**AVAILABLE DATA**
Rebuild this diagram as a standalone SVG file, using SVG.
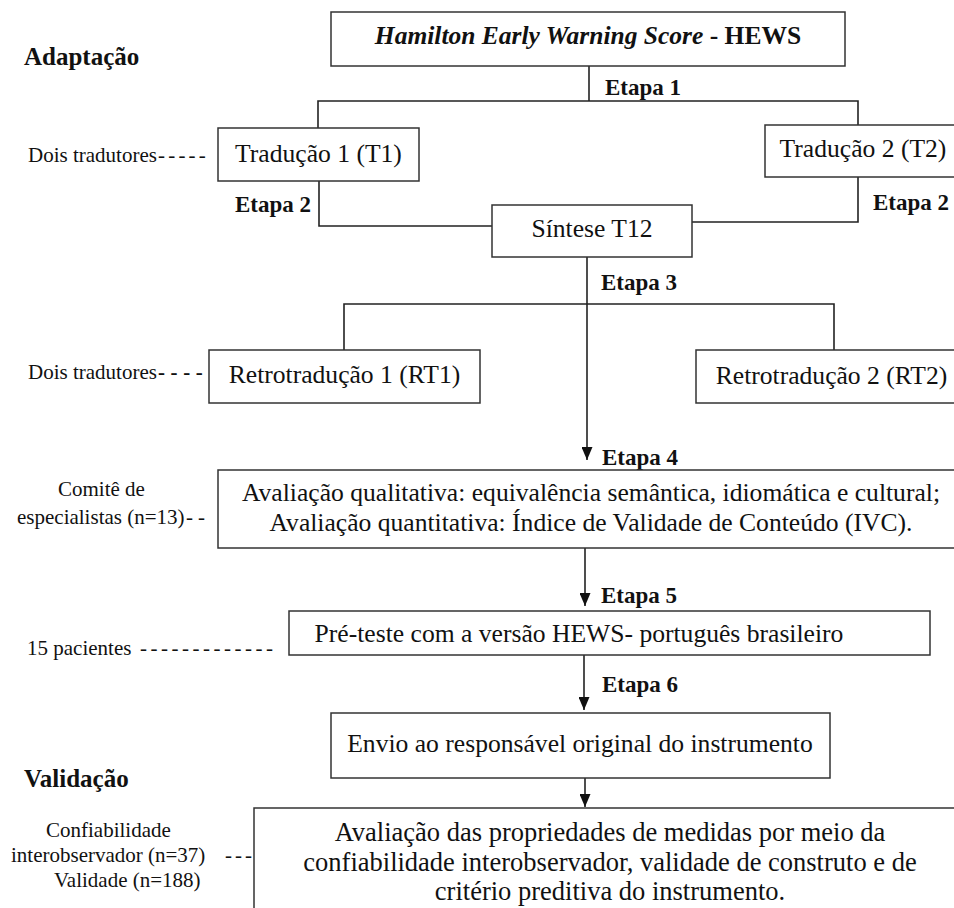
<svg xmlns="http://www.w3.org/2000/svg" width="954" height="908" viewBox="0 0 954 908">
<defs>
<marker id="arr" markerUnits="userSpaceOnUse" markerWidth="13" markerHeight="11" refX="13" refY="5.5" orient="auto">
<path d="M0,0 L13,5.5 L0,11 Z" fill="#111"/>
</marker>
<style>
.box{fill:#fff;stroke:#333;stroke-width:1.5}
.ln{fill:none;stroke:#222;stroke-width:1.6}
.t{font-family:'Liberation Serif','Times New Roman',serif;fill:#111}
.node{font-size:25.6px;text-anchor:middle}
.big{font-size:26.5px;text-anchor:middle}
.lab{font-size:21px}
.et{font-size:23px;font-weight:bold}
.sec{font-size:25px;font-weight:bold}
</style>
</defs>
<rect width="954" height="908" fill="#fff"/>

<g id="connectors">
<path class="ln" d="M589,66 V101"/>
<path class="ln" d="M318,128 V101 H858 V125"/>
<path class="ln" d="M319,181 V226 H492"/>
<path class="ln" d="M858,177 V222 H692"/>
<path class="ln" d="M344,350 V304 H834 V350"/>
<path class="ln" d="M587,257 V460" marker-end="url(#arr)"/>
<path class="ln" d="M585,548 V606" marker-end="url(#arr)"/>
<path class="ln" d="M584,655 V710" marker-end="url(#arr)"/>
<path class="ln" d="M585,778 V807" marker-end="url(#arr)"/>
</g>

<g font-family="'Liberation Serif', 'Times New Roman', serif">
<g id="section-labels">
<text class="t sec" x="24" y="65">Adaptação</text>
<text class="t sec" x="24" y="787">Validação</text>
</g>

<g id="etapas">
<text class="t et" x="605" y="95">Etapa 1</text>
<text class="t et" x="235" y="212">Etapa 2</text>
<text class="t et" x="873" y="210">Etapa 2</text>
<text class="t et" x="601" y="290">Etapa 3</text>
<text class="t et" x="602" y="465">Etapa 4</text>
<text class="t et" x="601" y="603">Etapa 5</text>
<text class="t et" x="602" y="692">Etapa 6</text>
</g>

<g id="side-notes">
<text class="t lab" x="28" y="162">Dois tradutores<tspan x="158" letter-spacing="3.2">-----</tspan></text>
<text class="t lab" x="28" y="379">Dois tradutores<tspan x="158" letter-spacing="5.6" font-weight="bold">----</tspan></text>
<text class="t lab" x="58" y="496">Comitê de</text>
<text class="t lab" x="17" y="524">especialistas (n=13)<tspan x="186" letter-spacing="5">--</tspan></text>
<text class="t lab" x="27" y="655">15 pacientes <tspan x="140" letter-spacing="3.5">-------------</tspan></text>
<text class="t lab" x="46" y="837">Confiabilidade</text>
<text class="t lab" x="11" y="862">interobservador (n=37) <tspan x="225" letter-spacing="3">---</tspan></text>
<text class="t lab" x="54" y="887">Validade (n=188)</text>
</g>

<g id="hews">
<rect class="box" x="331" y="12" width="514" height="54"/>
<text class="t" x="588" y="44" font-size="25.5" text-anchor="middle" font-weight="bold"><tspan font-style="italic">Hamilton Early Warning Score</tspan> - HEWS</text>
</g>

<g id="t1">
<rect class="box" x="218" y="128" width="201" height="53"/>
<text class="t node" x="318.5" y="162">Tradução 1 (T1)</text>
</g>

<g id="t2">
<rect class="box" x="765" y="125" width="195" height="52"/>
<text class="t node" x="863" y="157">Tradução 2 (T2)</text>
</g>

<g id="t12">
<rect class="box" x="492" y="205" width="200" height="52"/>
<text class="t node" x="592" y="237">Síntese T12</text>
</g>

<g id="rt1">
<rect class="box" x="209" y="350" width="271" height="53"/>
<text class="t node" x="344.5" y="383">Retrotradução 1 (RT1)</text>
</g>

<g id="rt2">
<rect class="box" x="696" y="350" width="264" height="53"/>
<text class="t node" x="831.5" y="384">Retrotradução 2 (RT2)</text>
</g>

<g id="comite">
<rect class="box" x="218" y="470" width="742" height="78"/>
<text class="t node" x="591" y="501" font-size="26">Avaliação qualitativa: equivalência semântica, idiomática e cultural;</text>
<text class="t node" x="591" y="531" font-size="26">Avaliação quantitativa: Índice de Validade de Conteúdo (IVC).</text>
</g>

<g id="preteste">
<rect class="box" x="289" y="611" width="641" height="44"/>
<text class="t node" x="579" y="642">Pré-teste com a versão HEWS- português brasileiro</text>
</g>

<g id="envio">
<rect class="box" x="331" y="713" width="499" height="65"/>
<text class="t node" x="580" y="752">Envio ao responsável original do instrumento</text>
</g>

<g id="validacao">
<rect class="box" x="254" y="808" width="706" height="110"/>
<text class="t big" x="610" y="841">Avaliação das propriedades de medidas por meio da</text>
<text class="t big" x="610" y="871">confiabilidade interobservador, validade de construto e de</text>
<text class="t big" x="610" y="900">critério preditiva do instrumento.</text>
</g>
</g>
</svg>
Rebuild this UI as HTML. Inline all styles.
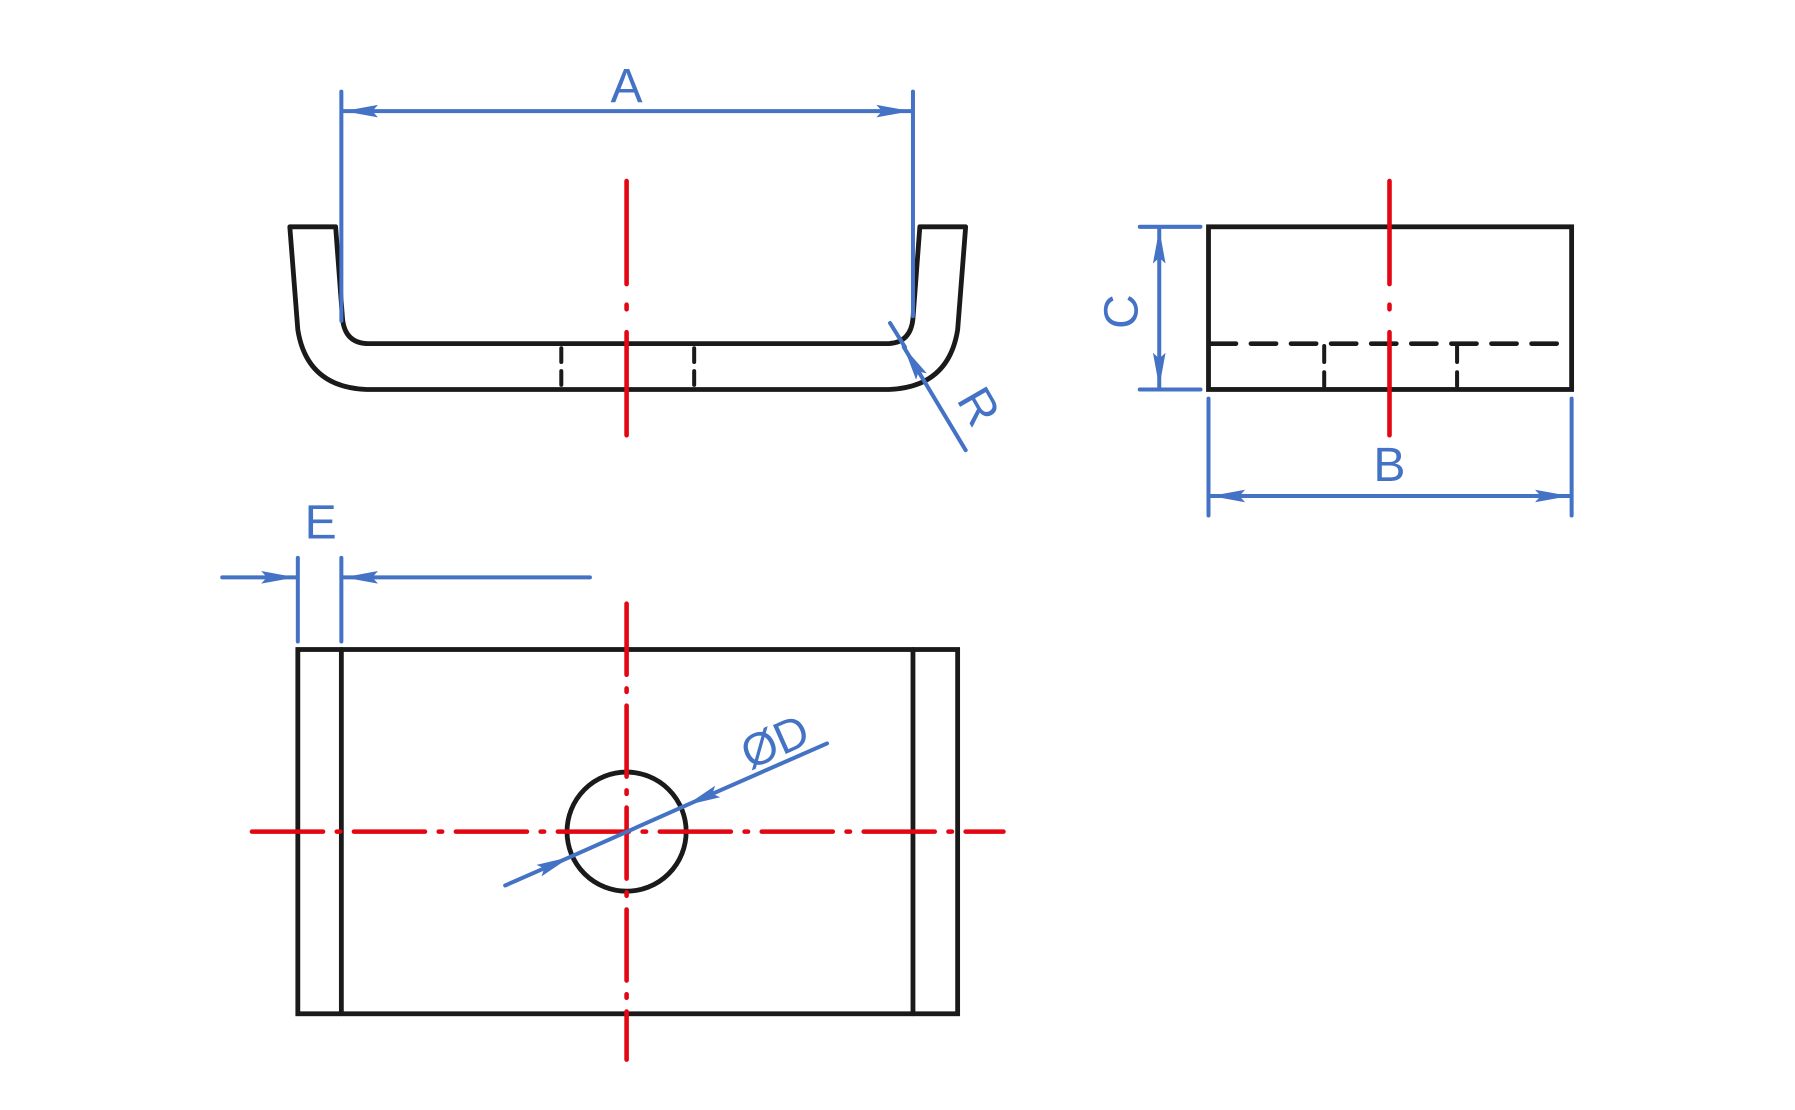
<!DOCTYPE html>
<html><head><meta charset="utf-8"><style>html,body{margin:0;padding:0;background:#fff}svg{display:block}</style></head>
<body>
<svg width="1795" height="1110" viewBox="0 0 1567 969" preserveAspectRatio="none" xmlns="http://www.w3.org/2000/svg">
<defs>
<marker id="ar" viewBox="0 0 30 12" refX="30" refY="6" markerWidth="30" markerHeight="12" markerUnits="userSpaceOnUse" orient="auto-start-reverse">
<path d="M0,0.5 L30,6 L0,11.5 L5,6 Z" fill="#4472c4"/></marker>
</defs>
<g fill="none" stroke-linecap="round">
<path d="M253,198 L293,198 L299,278 Q301,300 322,300 L774,300 Q795,300 797,278 L803,198 L843,198 L836,288 Q828,338 776,340 L320,340 Q268,338 260,288 Z" stroke="#1a1a1a" stroke-width="4.2" stroke-linejoin="round"/>
<path d="M490,304 V336 M606,304 V336" stroke="#1a1a1a" stroke-width="3.5" stroke-dasharray="12 8"/>
<path d="M547,158 V248 M547,266 V270 M547,290 V380" stroke="#e30613" stroke-width="4"/>
<path d="M298,80 V280 M797,80 V276" stroke="#4472c4" stroke-width="3.5"/>
<path d="M300,97 L795,97" stroke="#4472c4" stroke-width="3.5" marker-start="url(#ar)" marker-end="url(#ar)"/>
<path d="M843,393 L789,303" stroke="#4472c4" stroke-width="3.5" marker-end="url(#ar)"/>
<path d="M777,282 L790,303" stroke="#4472c4" stroke-width="3.5"/>
<rect x="1055" y="198" width="317" height="142" stroke="#1a1a1a" stroke-width="4.2"/>
<path d="M1057,300 H1370" stroke="#1a1a1a" stroke-width="4" stroke-dasharray="22 13"/>
<path d="M1156,302 V337 M1272,302 V337" stroke="#1a1a1a" stroke-width="3.5" stroke-dasharray="14 9"/>
<path d="M1213,158 V248 M1213,266 V270 M1213,290 V380" stroke="#e30613" stroke-width="4"/>
<path d="M995,198 H1048 M995,340 H1048" stroke="#4472c4" stroke-width="3.5"/>
<path d="M1012,200 V338" stroke="#4472c4" stroke-width="3.5" marker-start="url(#ar)" marker-end="url(#ar)"/>
<path d="M1055,348 V450 M1372,348 V450" stroke="#4472c4" stroke-width="3.5"/>
<path d="M1057,433 H1370" stroke="#4472c4" stroke-width="3.5" marker-start="url(#ar)" marker-end="url(#ar)"/>
<rect x="260" y="567" width="576" height="318" stroke="#1a1a1a" stroke-width="4.2"/>
<path d="M298,567 V885 M797,567 V885" stroke="#1a1a1a" stroke-width="4.2"/>
<circle cx="547" cy="726" r="52" stroke="#1a1a1a" stroke-width="4.2"/>
<path d="M220,726 H876" stroke="#e30613" stroke-width="4" stroke-dasharray="62 12 3 12"/>
<path d="M547,527 V925" stroke="#e30613" stroke-width="4" stroke-dasharray="62 12 3 12"/>
<path d="M260,487 V560 M298,487 V560" stroke="#4472c4" stroke-width="3.5"/>
<path d="M194,504 H258" stroke="#4472c4" stroke-width="3.5" marker-end="url(#ar)"/>
<path d="M515,504 H300" stroke="#4472c4" stroke-width="3.5" marker-end="url(#ar)"/>
<path d="M441,773 L498,748" stroke="#4472c4" stroke-width="3.5" marker-end="url(#ar)"/>
<path d="M498,748 L599,703" stroke="#4472c4" stroke-width="3.5"/>
<path d="M722,649 L599,703" stroke="#4472c4" stroke-width="3.5" marker-end="url(#ar)"/>
</g>
<g fill="#4472c4" font-family="'Liberation Sans', sans-serif" font-size="42" text-anchor="middle">
<text x="547" y="89">A</text>
<text x="1213" y="420">B</text>
<text x="280" y="470">E</text>
<text transform="translate(993,272) rotate(-90)">C</text>
<text transform="translate(842,362) rotate(60)">R</text>
<text transform="translate(682,660) rotate(-24)" font-size="40">ØD</text>
</g>
</svg>
</body></html>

**EXERCISE REQUIREMENTS**
From the records given above, copy all lines containing "this".

**OUTPUT BELOW**
Rebuild this diagram as a standalone SVG file, using SVG.
Rebuild this UI as HTML. Inline all styles.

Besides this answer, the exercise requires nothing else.